En pocos otros frentes se ve tan clara la diferencia entre la teoría y la realidad como en este de la seguridad. Las utopías de cero conflicto, conciliación eterna y armonía absoluta se estrellan muy rápido con la hostilidad del mundo, de las relaciones internacionales y hasta de las interacciones entre personas. Nuestro día a día de competencia y de amenazas arrolla a los gobernantes que creen que las buenas intenciones y los sueños de verano alcanzan para garantizar la paz.

Por algo el presidente terminó apoyando la renovación de la flota de aviones de combate y por algo terminó esta semana comprando un sistema defensa aéreo. Porque el riesgo es latente, las amenazas son múltiples y el enemigo muta a la velocidad de la luz. La guerra y la paz se necesitan entre ellas.

Por algo, hoy la alcaldesa de Bogotá también se para en firme contra el proyecto del ministro de Justicia de flexibilizar los permisos para los presos. Porque, nuevamente, la realidad de la lucha contra el crimen arrolla con la idea de que a la gente solo hay que darle confianza y oportunidad para que dejen la ilegalidad.

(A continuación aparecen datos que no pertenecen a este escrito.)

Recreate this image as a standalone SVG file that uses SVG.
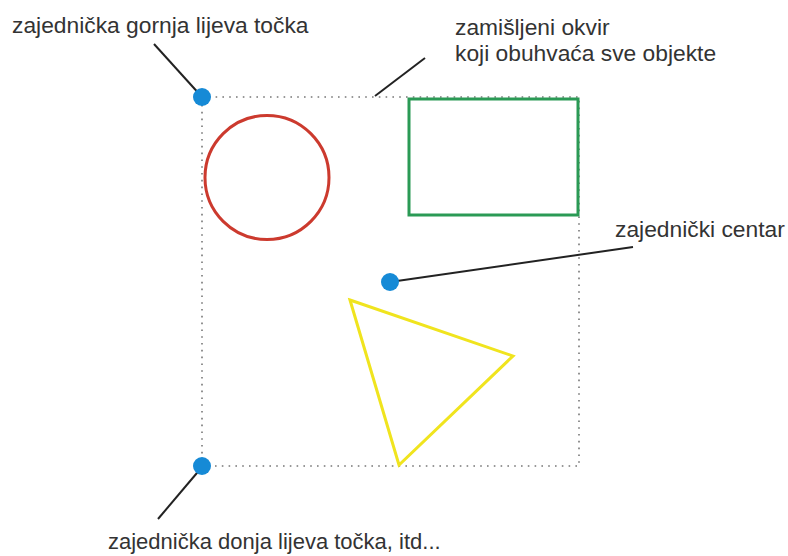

El ministro debe creer que las calles acá son como el malecón de Helsinki o de Copenhague. Que el aire fresco activa neuronas tranquilizadoras. Que la ausencia de castigo y el perdón sin condición logran la transformación de las personas. Algo así debe creer. No hay de otra para explicar por qué seguir liberando presos y pintarnos un país que, claramente, no es el nuestro.

Nos debe aún muchas respuestas para poder garantizarnos que sus ensayos no pondrán en riesgo los derechos de quienes no delinquimos y que pedimos que nos protejan el derecho a la vida en un país que incesantemente la amenaza. ¿Cómo vigilarán a quienes liberen cuando hoy solo 5 personas en Cali tienen un dispositivo electrónico de monitoreo? ¿Cómo resolverán el fracaso de la resocialización cuando hoy más de la mitad de los presos acá son reincidentes? En últimas, ¿cómo garantizarán que la libertad de uno no sacrifique la de miles otros?

Estas preguntas no son sinónimas, tampoco, de los cantos de sirena de quienes quieren encerrar a todo el mundo, matar a otro tanto y cerrar la posibilidad de cualquier segunda oportunidad. Ese camino es igual de utópico y de inútil.

Lo que sí resulta necesario es combatir el odio visceral y la ingenuidad irracional. El ministro debería comenzar por hacer bien lo que ya se debería estar haciendo bien, pero se hace mal. Necesitamos que en Cali, al menos quienes ya tengan detención domiciliaria tengan brazaletes, que los que están intra muros tengan una verdadera opción de resocialización, que las cárceles dejen de ser universidades criminales regidas por bandidos, que aumenten las condenas para que los culpables dejen de andar orondos.

Pedirle eso es lo obvio y lo mínimo. Por ahí debería empezar antes de que se estrelle, como varios, contra la innegable realidad.